We should be able to agree that Republicans and Democrats all want to provide a quality education to our children, even if they might disagree on how that can be accomplished. Democrats tend to want more money for traditional approaches, while Republicans tend to favor more choice for parents as well as a merit-based system to reward teachers.

We don’t know how the Innovative School District will turn out for the students at Southside Ashpole Elementary School, but we know it is a Republican-led effort that is targeting low-performing, high-minority schools, providing assurance that these children aren’t forgotten and hope that they can learn.

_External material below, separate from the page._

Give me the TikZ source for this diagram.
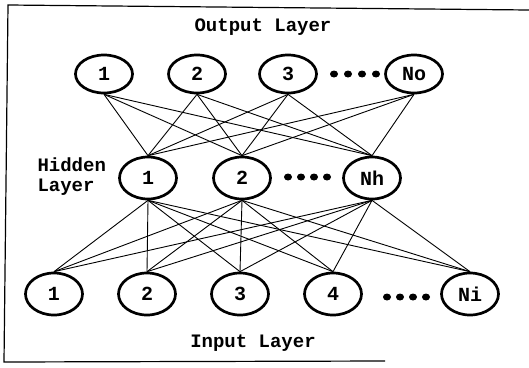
\documentclass[tikz,border=0pt]{standalone}
\usepackage{fontspec}
\setmonofont{Liberation Mono}
\usetikzlibrary{shapes.geometric}
\begin{document}
\begin{tikzpicture}[x=1pt,y=-1pt,
  unit/.style={ellipse,draw,line width=2.7pt,minimum width=57pt,minimum height=40pt,inner sep=0pt,
    font=\ttfamily\bfseries\fontsize{20}{20}\selectfont},
  title/.style={font=\ttfamily\bfseries\fontsize{19}{20}\selectfont},
  link/.style={line width=0.9pt},
  dot/.style={ellipse,fill,inner sep=0pt,minimum width=8pt,minimum height=7pt}]
\useasboundingbox (0,0) rectangle (529,367);
% frame (top, left, bottom)
\draw[line width=1.2pt] (529,10) -- (8,5) -- (4,362) -- (385,361);

% output layer
\node[title] (tout) at (263,27) {Output Layer};
\node[unit,minimum height=38pt] (o1) at (104,74) {1};
\node[unit,minimum height=38pt] (o2) at (197,74) {2};
\node[unit,minimum height=38pt] (o3) at (288,74) {3};
\node[unit,minimum height=38pt] (oN) at (414,74) {No};
\foreach \x [count=\i] in {334,348,362,376} \node[dot] (od\i) at (\x,74) {};

% hidden layer
\node[title,align=left,anchor=west] (thid) at (34,177) {Hidden\\Layer};
\node[unit,minimum height=42pt] (h1) at (148,178) {1};
\node[unit,minimum height=42pt] (h2) at (242,178) {2};
\node[unit,minimum height=42pt] (hN) at (372,178) {Nh};
\foreach \x [count=\i] in {288,301,314,327} \node[dot] (hd\i) at (\x,177) {};

% input layer
\node[unit,minimum height=42pt] (i1) at (54,294) {1};
\node[unit,minimum height=42pt] (i2) at (147,294) {2};
\node[unit,minimum height=42pt] (i3) at (240,294) {3};
\node[unit,minimum height=42pt] (i4) at (333,294) {4};
\node[unit,minimum height=42pt] (iN) at (470,294) {Ni};
\foreach \x [count=\i] in {387,400,413,426} \node[dot] (id\i) at (\x,297) {};
\node[title] (tin) at (253,343) {Input Layer};

% full connections output -> hidden
\foreach \o in {o1,o2,o3,oN}
  \foreach \h in {h1,h2,hN}
    \draw[link] (\o.south) -- (\h.north);
% full connections hidden -> input
\foreach \h in {h1,h2,hN}
  \foreach \n in {i1,i2,i3,i4,iN}
    \draw[link] (\h.south) -- (\n.north);
\end{tikzpicture}
\end{document}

What is needed is a dispassionate look at what has been done and what remains, and part of that is acknowledging that the Republican-controlled General Assembly has led the effort to boost pay for teachers as well as money for textbooks, and work continues to try to figure out how to build new schools, which rural counties simply cannot do on their own. This has been done after teacher pay and education spending had been flat, the result of the Great Recession at the end of the last decade.

North Carolina’s economy is robust, with revenues routinely on the north side of projections. So the state has money to improve teacher pay, per-pupil spending, build and repair schools, and, we hope, find ways to reward and retain the best teachers. The best way for this to happen is not by alienating the controlling party, but by sitting down at the table with its leaders and finding solutions to the myriad of problems.